Set down each line of the data below exactly as it stands, dropping the pictures.

_Data section_:
*****
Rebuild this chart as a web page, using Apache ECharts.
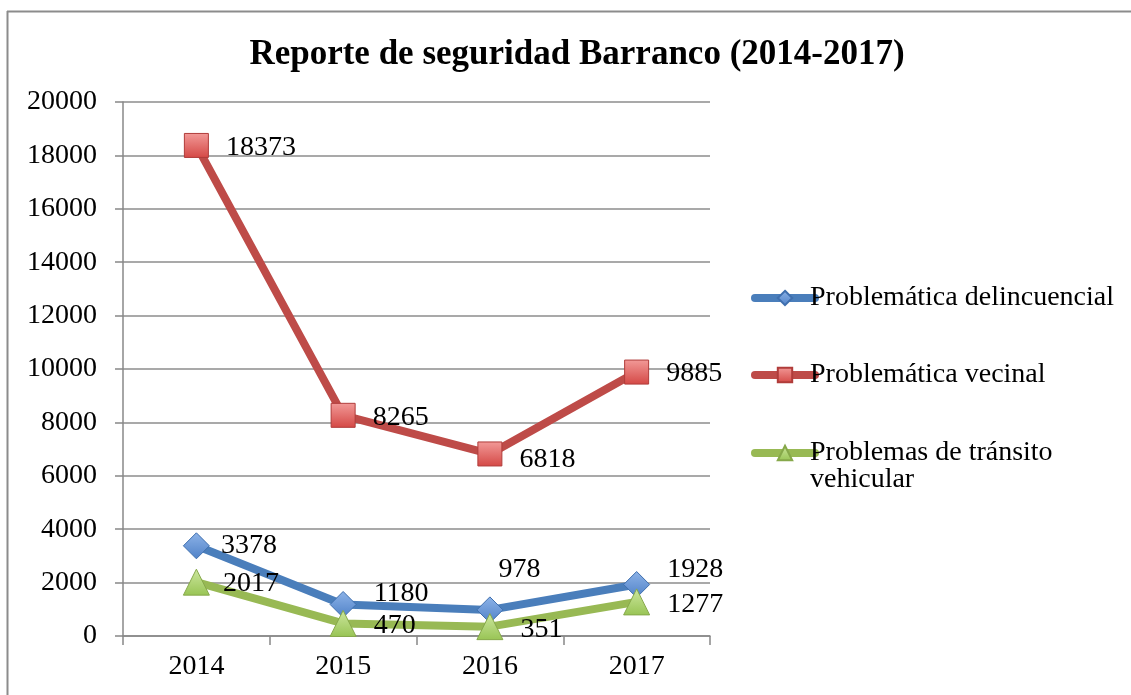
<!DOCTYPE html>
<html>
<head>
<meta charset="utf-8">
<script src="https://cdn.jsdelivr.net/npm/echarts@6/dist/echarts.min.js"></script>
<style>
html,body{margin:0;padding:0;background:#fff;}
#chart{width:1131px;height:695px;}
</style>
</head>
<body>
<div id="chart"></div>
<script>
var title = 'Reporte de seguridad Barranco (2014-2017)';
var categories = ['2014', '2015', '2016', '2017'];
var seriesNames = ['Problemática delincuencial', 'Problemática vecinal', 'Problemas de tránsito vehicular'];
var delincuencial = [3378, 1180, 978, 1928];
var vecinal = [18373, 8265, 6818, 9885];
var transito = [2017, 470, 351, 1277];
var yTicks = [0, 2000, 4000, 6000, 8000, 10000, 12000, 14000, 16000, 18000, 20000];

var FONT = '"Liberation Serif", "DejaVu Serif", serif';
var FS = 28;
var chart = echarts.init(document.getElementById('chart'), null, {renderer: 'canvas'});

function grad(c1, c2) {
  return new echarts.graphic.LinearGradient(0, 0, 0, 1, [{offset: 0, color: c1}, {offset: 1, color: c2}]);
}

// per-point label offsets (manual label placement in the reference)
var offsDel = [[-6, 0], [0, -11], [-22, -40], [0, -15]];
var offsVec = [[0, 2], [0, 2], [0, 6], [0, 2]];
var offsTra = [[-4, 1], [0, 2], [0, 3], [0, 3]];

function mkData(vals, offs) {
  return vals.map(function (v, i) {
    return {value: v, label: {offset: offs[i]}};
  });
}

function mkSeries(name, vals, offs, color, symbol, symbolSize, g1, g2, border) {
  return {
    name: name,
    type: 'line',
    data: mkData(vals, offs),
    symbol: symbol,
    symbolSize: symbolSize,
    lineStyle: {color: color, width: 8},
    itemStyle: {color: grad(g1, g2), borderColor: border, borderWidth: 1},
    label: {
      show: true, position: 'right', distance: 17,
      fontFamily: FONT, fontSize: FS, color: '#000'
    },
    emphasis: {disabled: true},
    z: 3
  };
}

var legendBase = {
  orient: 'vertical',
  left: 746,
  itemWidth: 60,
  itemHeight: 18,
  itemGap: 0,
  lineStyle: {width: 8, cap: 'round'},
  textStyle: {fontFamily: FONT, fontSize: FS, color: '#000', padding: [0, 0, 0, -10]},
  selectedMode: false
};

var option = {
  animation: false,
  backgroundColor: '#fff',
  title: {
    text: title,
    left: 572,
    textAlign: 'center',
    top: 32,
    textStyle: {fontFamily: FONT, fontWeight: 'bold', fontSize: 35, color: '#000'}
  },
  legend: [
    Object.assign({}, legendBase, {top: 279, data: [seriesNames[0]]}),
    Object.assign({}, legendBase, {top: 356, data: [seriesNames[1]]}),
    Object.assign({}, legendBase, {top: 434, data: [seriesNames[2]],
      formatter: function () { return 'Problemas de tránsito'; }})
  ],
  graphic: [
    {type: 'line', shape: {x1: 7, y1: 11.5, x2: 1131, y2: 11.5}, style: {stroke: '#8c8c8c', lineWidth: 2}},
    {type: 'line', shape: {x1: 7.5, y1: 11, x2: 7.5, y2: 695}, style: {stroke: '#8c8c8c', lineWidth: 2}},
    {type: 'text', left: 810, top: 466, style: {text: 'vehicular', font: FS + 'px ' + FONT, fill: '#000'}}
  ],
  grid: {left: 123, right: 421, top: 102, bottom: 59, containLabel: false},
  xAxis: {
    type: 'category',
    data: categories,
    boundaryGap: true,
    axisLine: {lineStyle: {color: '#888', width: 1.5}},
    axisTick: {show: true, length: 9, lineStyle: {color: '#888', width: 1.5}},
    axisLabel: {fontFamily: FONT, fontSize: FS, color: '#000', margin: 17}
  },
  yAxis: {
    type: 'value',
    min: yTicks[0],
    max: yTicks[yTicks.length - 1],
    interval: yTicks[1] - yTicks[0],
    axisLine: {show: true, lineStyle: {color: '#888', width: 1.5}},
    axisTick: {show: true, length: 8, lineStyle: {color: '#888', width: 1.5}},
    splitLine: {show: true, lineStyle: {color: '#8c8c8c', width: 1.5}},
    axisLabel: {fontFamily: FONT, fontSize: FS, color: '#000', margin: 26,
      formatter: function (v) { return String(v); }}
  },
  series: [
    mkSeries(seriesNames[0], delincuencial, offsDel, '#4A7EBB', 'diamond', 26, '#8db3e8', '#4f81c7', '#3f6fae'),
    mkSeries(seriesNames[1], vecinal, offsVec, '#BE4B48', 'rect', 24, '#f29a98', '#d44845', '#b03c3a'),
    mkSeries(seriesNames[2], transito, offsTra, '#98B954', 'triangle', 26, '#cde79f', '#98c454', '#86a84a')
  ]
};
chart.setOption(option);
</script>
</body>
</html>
*****
_Reply to the exercise_:
Rebuild this chart as a web page, using Apache ECharts.
<!DOCTYPE html>
<html>
<head>
<meta charset="utf-8">
<script src="https://cdn.jsdelivr.net/npm/echarts@6/dist/echarts.min.js"></script>
<style>
html,body{margin:0;padding:0;background:#fff;}
#chart{width:1131px;height:695px;}
</style>
</head>
<body>
<div id="chart"></div>
<script>
var title = 'Reporte de seguridad Barranco (2014-2017)';
var categories = ['2014', '2015', '2016', '2017'];
var seriesNames = ['Problemática delincuencial', 'Problemática vecinal', 'Problemas de tránsito vehicular'];
var delincuencial = [3378, 1180, 978, 1928];
var vecinal = [18373, 8265, 6818, 9885];
var transito = [2017, 470, 351, 1277];
var yTicks = [0, 2000, 4000, 6000, 8000, 10000, 12000, 14000, 16000, 18000, 20000];

var FONT = '"Liberation Serif", "DejaVu Serif", serif';
var FS = 28;
var chart = echarts.init(document.getElementById('chart'), null, {renderer: 'canvas'});

function grad(c1, c2) {
  return new echarts.graphic.LinearGradient(0, 0, 0, 1, [{offset: 0, color: c1}, {offset: 1, color: c2}]);
}

// per-point label offsets (manual label placement in the reference)
var offsDel = [[-6, 0], [0, -11], [-22, -40], [0, -15]];
var offsVec = [[0, 2], [0, 2], [0, 6], [0, 2]];
var offsTra = [[-4, 1], [0, 2], [0, 3], [0, 3]];

function mkData(vals, offs) {
  return vals.map(function (v, i) {
    return {value: v, label: {offset: offs[i]}};
  });
}

function mkSeries(name, vals, offs, color, symbol, symbolSize, g1, g2, border) {
  return {
    name: name,
    type: 'line',
    data: mkData(vals, offs),
    symbol: symbol,
    symbolSize: symbolSize,
    lineStyle: {color: color, width: 8},
    itemStyle: {color: grad(g1, g2), borderColor: border, borderWidth: 1},
    label: {
      show: true, position: 'right', distance: 17,
      fontFamily: FONT, fontSize: FS, color: '#000'
    },
    emphasis: {disabled: true},
    z: 3
  };
}

var legendBase = {
  orient: 'vertical',
  left: 746,
  itemWidth: 60,
  itemHeight: 18,
  itemGap: 0,
  lineStyle: {width: 8, cap: 'round'},
  textStyle: {fontFamily: FONT, fontSize: FS, color: '#000', padding: [0, 0, 0, -10]},
  selectedMode: false
};

var option = {
  animation: false,
  backgroundColor: '#fff',
  title: {
    text: title,
    left: 572,
    textAlign: 'center',
    top: 32,
    textStyle: {fontFamily: FONT, fontWeight: 'bold', fontSize: 35, color: '#000'}
  },
  legend: [
    Object.assign({}, legendBase, {top: 279, data: [seriesNames[0]]}),
    Object.assign({}, legendBase, {top: 356, data: [seriesNames[1]]}),
    Object.assign({}, legendBase, {top: 434, data: [seriesNames[2]],
      formatter: function () { return 'Problemas de tránsito'; }})
  ],
  graphic: [
    {type: 'line', shape: {x1: 7, y1: 11.5, x2: 1131, y2: 11.5}, style: {stroke: '#8c8c8c', lineWidth: 2}},
    {type: 'line', shape: {x1: 7.5, y1: 11, x2: 7.5, y2: 695}, style: {stroke: '#8c8c8c', lineWidth: 2}},
    {type: 'text', left: 810, top: 466, style: {text: 'vehicular', font: FS + 'px ' + FONT, fill: '#000'}}
  ],
  grid: {left: 123, right: 421, top: 102, bottom: 59, containLabel: false},
  xAxis: {
    type: 'category',
    data: categories,
    boundaryGap: true,
    axisLine: {lineStyle: {color: '#888', width: 1.5}},
    axisTick: {show: true, length: 9, lineStyle: {color: '#888', width: 1.5}},
    axisLabel: {fontFamily: FONT, fontSize: FS, color: '#000', margin: 17}
  },
  yAxis: {
    type: 'value',
    min: yTicks[0],
    max: yTicks[yTicks.length - 1],
    interval: yTicks[1] - yTicks[0],
    axisLine: {show: true, lineStyle: {color: '#888', width: 1.5}},
    axisTick: {show: true, length: 8, lineStyle: {color: '#888', width: 1.5}},
    splitLine: {show: true, lineStyle: {color: '#8c8c8c', width: 1.5}},
    axisLabel: {fontFamily: FONT, fontSize: FS, color: '#000', margin: 26,
      formatter: function (v) { return String(v); }}
  },
  series: [
    mkSeries(seriesNames[0], delincuencial, offsDel, '#4A7EBB', 'diamond', 26, '#8db3e8', '#4f81c7', '#3f6fae'),
    mkSeries(seriesNames[1], vecinal, offsVec, '#BE4B48', 'rect', 24, '#f29a98', '#d44845', '#b03c3a'),
    mkSeries(seriesNames[2], transito, offsTra, '#98B954', 'triangle', 26, '#cde79f', '#98c454', '#86a84a')
  ]
};
chart.setOption(option);
</script>
</body>
</html>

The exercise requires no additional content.